Dataset section -
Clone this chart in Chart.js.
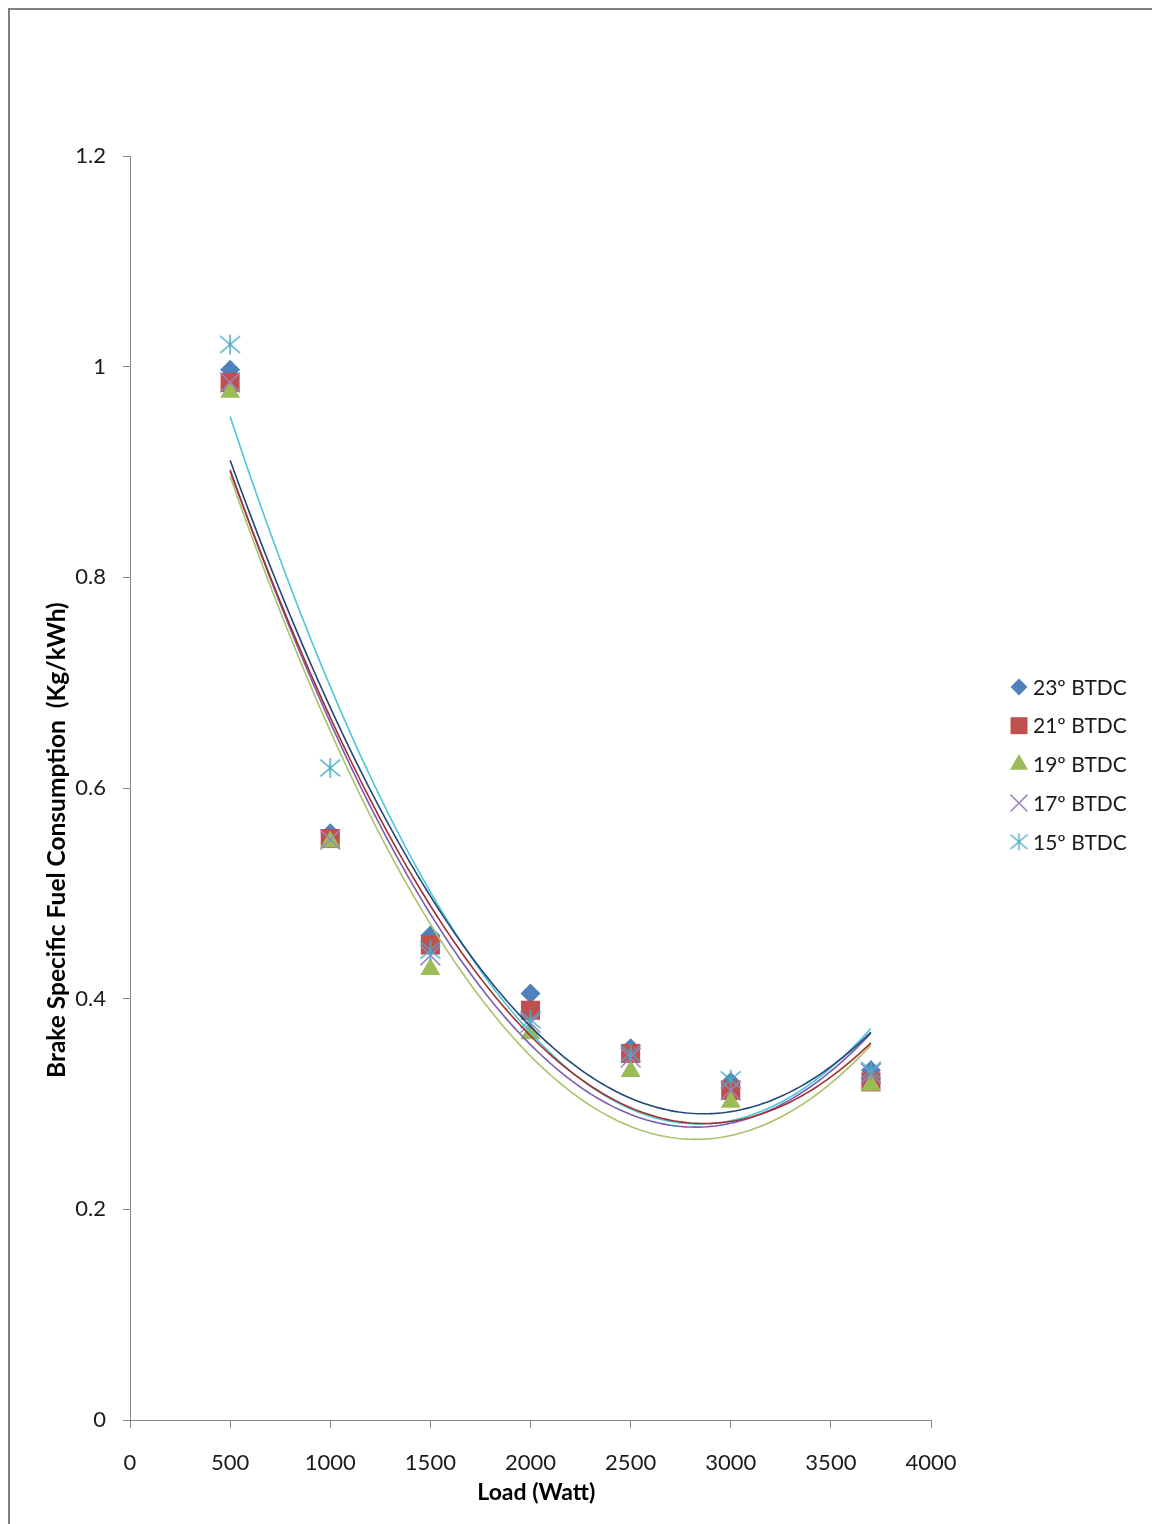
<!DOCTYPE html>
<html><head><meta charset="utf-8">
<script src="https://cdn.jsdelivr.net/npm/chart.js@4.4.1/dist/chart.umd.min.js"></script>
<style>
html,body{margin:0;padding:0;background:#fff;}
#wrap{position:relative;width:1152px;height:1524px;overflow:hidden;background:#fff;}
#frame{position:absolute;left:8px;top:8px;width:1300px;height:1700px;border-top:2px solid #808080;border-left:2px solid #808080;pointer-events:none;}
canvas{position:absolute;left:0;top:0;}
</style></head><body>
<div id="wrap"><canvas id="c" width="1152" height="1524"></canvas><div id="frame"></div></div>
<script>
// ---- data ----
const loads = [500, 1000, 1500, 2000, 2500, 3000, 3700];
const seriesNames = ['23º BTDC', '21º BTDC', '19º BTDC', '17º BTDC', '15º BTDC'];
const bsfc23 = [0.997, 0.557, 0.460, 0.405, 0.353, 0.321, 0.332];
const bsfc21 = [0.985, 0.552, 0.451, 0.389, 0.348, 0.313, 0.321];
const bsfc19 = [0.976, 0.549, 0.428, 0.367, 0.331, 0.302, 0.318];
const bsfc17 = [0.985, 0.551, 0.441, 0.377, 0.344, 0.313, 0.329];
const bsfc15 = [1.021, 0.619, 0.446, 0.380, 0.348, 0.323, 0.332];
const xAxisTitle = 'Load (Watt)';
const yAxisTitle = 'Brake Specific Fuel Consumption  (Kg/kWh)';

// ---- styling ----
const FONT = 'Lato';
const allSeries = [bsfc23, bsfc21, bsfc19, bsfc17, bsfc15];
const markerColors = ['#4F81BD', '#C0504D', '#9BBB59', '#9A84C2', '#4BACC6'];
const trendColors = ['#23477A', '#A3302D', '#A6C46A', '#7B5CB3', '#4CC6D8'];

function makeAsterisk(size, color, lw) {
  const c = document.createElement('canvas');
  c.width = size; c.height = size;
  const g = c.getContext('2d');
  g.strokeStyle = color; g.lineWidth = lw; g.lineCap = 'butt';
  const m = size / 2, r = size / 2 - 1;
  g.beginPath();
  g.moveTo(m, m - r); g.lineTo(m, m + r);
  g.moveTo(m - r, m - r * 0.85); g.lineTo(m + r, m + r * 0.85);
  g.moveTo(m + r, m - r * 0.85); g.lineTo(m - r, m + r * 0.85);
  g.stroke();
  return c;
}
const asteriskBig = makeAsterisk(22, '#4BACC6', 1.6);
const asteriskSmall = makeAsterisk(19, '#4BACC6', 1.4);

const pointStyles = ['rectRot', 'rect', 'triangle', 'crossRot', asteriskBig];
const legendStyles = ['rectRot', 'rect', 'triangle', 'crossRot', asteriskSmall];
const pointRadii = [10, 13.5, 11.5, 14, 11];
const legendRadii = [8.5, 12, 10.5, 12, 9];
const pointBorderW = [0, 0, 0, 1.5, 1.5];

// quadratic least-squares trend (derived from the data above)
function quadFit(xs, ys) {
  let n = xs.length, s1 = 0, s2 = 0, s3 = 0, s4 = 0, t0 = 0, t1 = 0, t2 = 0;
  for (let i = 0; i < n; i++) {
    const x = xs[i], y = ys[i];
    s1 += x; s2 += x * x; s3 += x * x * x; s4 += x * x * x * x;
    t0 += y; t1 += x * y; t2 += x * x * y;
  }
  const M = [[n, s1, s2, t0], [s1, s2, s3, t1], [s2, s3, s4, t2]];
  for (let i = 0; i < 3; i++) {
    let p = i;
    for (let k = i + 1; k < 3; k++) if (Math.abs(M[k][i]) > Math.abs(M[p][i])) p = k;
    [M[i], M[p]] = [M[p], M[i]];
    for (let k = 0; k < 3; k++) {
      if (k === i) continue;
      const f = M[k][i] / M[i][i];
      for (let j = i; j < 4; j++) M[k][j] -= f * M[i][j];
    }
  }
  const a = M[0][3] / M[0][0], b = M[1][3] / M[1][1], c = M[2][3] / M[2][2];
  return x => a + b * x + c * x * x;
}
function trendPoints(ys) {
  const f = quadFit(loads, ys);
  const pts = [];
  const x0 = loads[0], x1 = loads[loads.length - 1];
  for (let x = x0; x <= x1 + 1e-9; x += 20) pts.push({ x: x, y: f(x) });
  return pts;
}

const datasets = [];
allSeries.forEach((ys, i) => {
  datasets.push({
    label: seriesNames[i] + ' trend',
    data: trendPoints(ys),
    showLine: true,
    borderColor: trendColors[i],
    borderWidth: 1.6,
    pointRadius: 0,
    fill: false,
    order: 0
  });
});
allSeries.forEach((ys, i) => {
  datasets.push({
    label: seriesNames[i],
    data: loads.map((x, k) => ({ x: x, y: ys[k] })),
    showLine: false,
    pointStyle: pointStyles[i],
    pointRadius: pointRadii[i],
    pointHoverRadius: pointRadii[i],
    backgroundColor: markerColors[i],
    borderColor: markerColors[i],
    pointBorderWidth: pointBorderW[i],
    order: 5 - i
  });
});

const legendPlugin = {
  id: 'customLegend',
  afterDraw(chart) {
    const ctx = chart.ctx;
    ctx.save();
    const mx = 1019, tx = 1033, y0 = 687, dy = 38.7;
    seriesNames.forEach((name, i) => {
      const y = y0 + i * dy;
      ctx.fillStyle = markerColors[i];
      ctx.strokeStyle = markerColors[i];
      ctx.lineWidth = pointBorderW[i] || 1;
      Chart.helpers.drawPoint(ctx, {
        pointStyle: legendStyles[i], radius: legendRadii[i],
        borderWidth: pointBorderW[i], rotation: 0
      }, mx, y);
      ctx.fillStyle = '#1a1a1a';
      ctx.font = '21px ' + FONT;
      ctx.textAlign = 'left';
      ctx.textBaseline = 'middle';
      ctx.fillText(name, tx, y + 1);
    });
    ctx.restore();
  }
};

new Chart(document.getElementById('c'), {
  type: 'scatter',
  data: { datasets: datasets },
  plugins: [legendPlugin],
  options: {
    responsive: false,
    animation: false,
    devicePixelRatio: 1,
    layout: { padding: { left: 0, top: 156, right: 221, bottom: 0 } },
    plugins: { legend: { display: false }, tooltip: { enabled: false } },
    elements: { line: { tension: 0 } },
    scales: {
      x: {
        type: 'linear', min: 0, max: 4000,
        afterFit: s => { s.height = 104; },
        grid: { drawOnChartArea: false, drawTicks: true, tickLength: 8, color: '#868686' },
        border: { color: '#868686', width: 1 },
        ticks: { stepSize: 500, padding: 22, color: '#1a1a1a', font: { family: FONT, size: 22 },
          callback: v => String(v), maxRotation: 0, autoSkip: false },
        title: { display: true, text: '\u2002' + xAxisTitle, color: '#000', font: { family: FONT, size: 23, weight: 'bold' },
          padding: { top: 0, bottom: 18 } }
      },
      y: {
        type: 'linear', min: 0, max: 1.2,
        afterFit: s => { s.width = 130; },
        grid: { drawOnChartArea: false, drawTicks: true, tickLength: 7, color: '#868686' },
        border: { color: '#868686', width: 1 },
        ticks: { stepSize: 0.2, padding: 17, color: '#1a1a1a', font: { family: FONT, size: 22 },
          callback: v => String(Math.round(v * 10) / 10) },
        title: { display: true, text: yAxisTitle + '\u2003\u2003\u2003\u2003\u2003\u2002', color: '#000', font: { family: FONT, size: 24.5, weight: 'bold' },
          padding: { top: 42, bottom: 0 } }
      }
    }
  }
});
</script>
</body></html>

What you need to do -
Every line of the material is to be quoted exactly, with no pictures carried over.

Written response -
Clone this chart in Chart.js.
<!DOCTYPE html>
<html><head><meta charset="utf-8">
<script src="https://cdn.jsdelivr.net/npm/chart.js@4.4.1/dist/chart.umd.min.js"></script>
<style>
html,body{margin:0;padding:0;background:#fff;}
#wrap{position:relative;width:1152px;height:1524px;overflow:hidden;background:#fff;}
#frame{position:absolute;left:8px;top:8px;width:1300px;height:1700px;border-top:2px solid #808080;border-left:2px solid #808080;pointer-events:none;}
canvas{position:absolute;left:0;top:0;}
</style></head><body>
<div id="wrap"><canvas id="c" width="1152" height="1524"></canvas><div id="frame"></div></div>
<script>
// ---- data ----
const loads = [500, 1000, 1500, 2000, 2500, 3000, 3700];
const seriesNames = ['23º BTDC', '21º BTDC', '19º BTDC', '17º BTDC', '15º BTDC'];
const bsfc23 = [0.997, 0.557, 0.460, 0.405, 0.353, 0.321, 0.332];
const bsfc21 = [0.985, 0.552, 0.451, 0.389, 0.348, 0.313, 0.321];
const bsfc19 = [0.976, 0.549, 0.428, 0.367, 0.331, 0.302, 0.318];
const bsfc17 = [0.985, 0.551, 0.441, 0.377, 0.344, 0.313, 0.329];
const bsfc15 = [1.021, 0.619, 0.446, 0.380, 0.348, 0.323, 0.332];
const xAxisTitle = 'Load (Watt)';
const yAxisTitle = 'Brake Specific Fuel Consumption  (Kg/kWh)';

// ---- styling ----
const FONT = 'Lato';
const allSeries = [bsfc23, bsfc21, bsfc19, bsfc17, bsfc15];
const markerColors = ['#4F81BD', '#C0504D', '#9BBB59', '#9A84C2', '#4BACC6'];
const trendColors = ['#23477A', '#A3302D', '#A6C46A', '#7B5CB3', '#4CC6D8'];

function makeAsterisk(size, color, lw) {
  const c = document.createElement('canvas');
  c.width = size; c.height = size;
  const g = c.getContext('2d');
  g.strokeStyle = color; g.lineWidth = lw; g.lineCap = 'butt';
  const m = size / 2, r = size / 2 - 1;
  g.beginPath();
  g.moveTo(m, m - r); g.lineTo(m, m + r);
  g.moveTo(m - r, m - r * 0.85); g.lineTo(m + r, m + r * 0.85);
  g.moveTo(m + r, m - r * 0.85); g.lineTo(m - r, m + r * 0.85);
  g.stroke();
  return c;
}
const asteriskBig = makeAsterisk(22, '#4BACC6', 1.6);
const asteriskSmall = makeAsterisk(19, '#4BACC6', 1.4);

const pointStyles = ['rectRot', 'rect', 'triangle', 'crossRot', asteriskBig];
const legendStyles = ['rectRot', 'rect', 'triangle', 'crossRot', asteriskSmall];
const pointRadii = [10, 13.5, 11.5, 14, 11];
const legendRadii = [8.5, 12, 10.5, 12, 9];
const pointBorderW = [0, 0, 0, 1.5, 1.5];

// quadratic least-squares trend (derived from the data above)
function quadFit(xs, ys) {
  let n = xs.length, s1 = 0, s2 = 0, s3 = 0, s4 = 0, t0 = 0, t1 = 0, t2 = 0;
  for (let i = 0; i < n; i++) {
    const x = xs[i], y = ys[i];
    s1 += x; s2 += x * x; s3 += x * x * x; s4 += x * x * x * x;
    t0 += y; t1 += x * y; t2 += x * x * y;
  }
  const M = [[n, s1, s2, t0], [s1, s2, s3, t1], [s2, s3, s4, t2]];
  for (let i = 0; i < 3; i++) {
    let p = i;
    for (let k = i + 1; k < 3; k++) if (Math.abs(M[k][i]) > Math.abs(M[p][i])) p = k;
    [M[i], M[p]] = [M[p], M[i]];
    for (let k = 0; k < 3; k++) {
      if (k === i) continue;
      const f = M[k][i] / M[i][i];
      for (let j = i; j < 4; j++) M[k][j] -= f * M[i][j];
    }
  }
  const a = M[0][3] / M[0][0], b = M[1][3] / M[1][1], c = M[2][3] / M[2][2];
  return x => a + b * x + c * x * x;
}
function trendPoints(ys) {
  const f = quadFit(loads, ys);
  const pts = [];
  const x0 = loads[0], x1 = loads[loads.length - 1];
  for (let x = x0; x <= x1 + 1e-9; x += 20) pts.push({ x: x, y: f(x) });
  return pts;
}

const datasets = [];
allSeries.forEach((ys, i) => {
  datasets.push({
    label: seriesNames[i] + ' trend',
    data: trendPoints(ys),
    showLine: true,
    borderColor: trendColors[i],
    borderWidth: 1.6,
    pointRadius: 0,
    fill: false,
    order: 0
  });
});
allSeries.forEach((ys, i) => {
  datasets.push({
    label: seriesNames[i],
    data: loads.map((x, k) => ({ x: x, y: ys[k] })),
    showLine: false,
    pointStyle: pointStyles[i],
    pointRadius: pointRadii[i],
    pointHoverRadius: pointRadii[i],
    backgroundColor: markerColors[i],
    borderColor: markerColors[i],
    pointBorderWidth: pointBorderW[i],
    order: 5 - i
  });
});

const legendPlugin = {
  id: 'customLegend',
  afterDraw(chart) {
    const ctx = chart.ctx;
    ctx.save();
    const mx = 1019, tx = 1033, y0 = 687, dy = 38.7;
    seriesNames.forEach((name, i) => {
      const y = y0 + i * dy;
      ctx.fillStyle = markerColors[i];
      ctx.strokeStyle = markerColors[i];
      ctx.lineWidth = pointBorderW[i] || 1;
      Chart.helpers.drawPoint(ctx, {
        pointStyle: legendStyles[i], radius: legendRadii[i],
        borderWidth: pointBorderW[i], rotation: 0
      }, mx, y);
      ctx.fillStyle = '#1a1a1a';
      ctx.font = '21px ' + FONT;
      ctx.textAlign = 'left';
      ctx.textBaseline = 'middle';
      ctx.fillText(name, tx, y + 1);
    });
    ctx.restore();
  }
};

new Chart(document.getElementById('c'), {
  type: 'scatter',
  data: { datasets: datasets },
  plugins: [legendPlugin],
  options: {
    responsive: false,
    animation: false,
    devicePixelRatio: 1,
    layout: { padding: { left: 0, top: 156, right: 221, bottom: 0 } },
    plugins: { legend: { display: false }, tooltip: { enabled: false } },
    elements: { line: { tension: 0 } },
    scales: {
      x: {
        type: 'linear', min: 0, max: 4000,
        afterFit: s => { s.height = 104; },
        grid: { drawOnChartArea: false, drawTicks: true, tickLength: 8, color: '#868686' },
        border: { color: '#868686', width: 1 },
        ticks: { stepSize: 500, padding: 22, color: '#1a1a1a', font: { family: FONT, size: 22 },
          callback: v => String(v), maxRotation: 0, autoSkip: false },
        title: { display: true, text: '\u2002' + xAxisTitle, color: '#000', font: { family: FONT, size: 23, weight: 'bold' },
          padding: { top: 0, bottom: 18 } }
      },
      y: {
        type: 'linear', min: 0, max: 1.2,
        afterFit: s => { s.width = 130; },
        grid: { drawOnChartArea: false, drawTicks: true, tickLength: 7, color: '#868686' },
        border: { color: '#868686', width: 1 },
        ticks: { stepSize: 0.2, padding: 17, color: '#1a1a1a', font: { family: FONT, size: 22 },
          callback: v => String(Math.round(v * 10) / 10) },
        title: { display: true, text: yAxisTitle + '\u2003\u2003\u2003\u2003\u2003\u2002', color: '#000', font: { family: FONT, size: 24.5, weight: 'bold' },
          padding: { top: 42, bottom: 0 } }
      }
    }
  }
});
</script>
</body></html>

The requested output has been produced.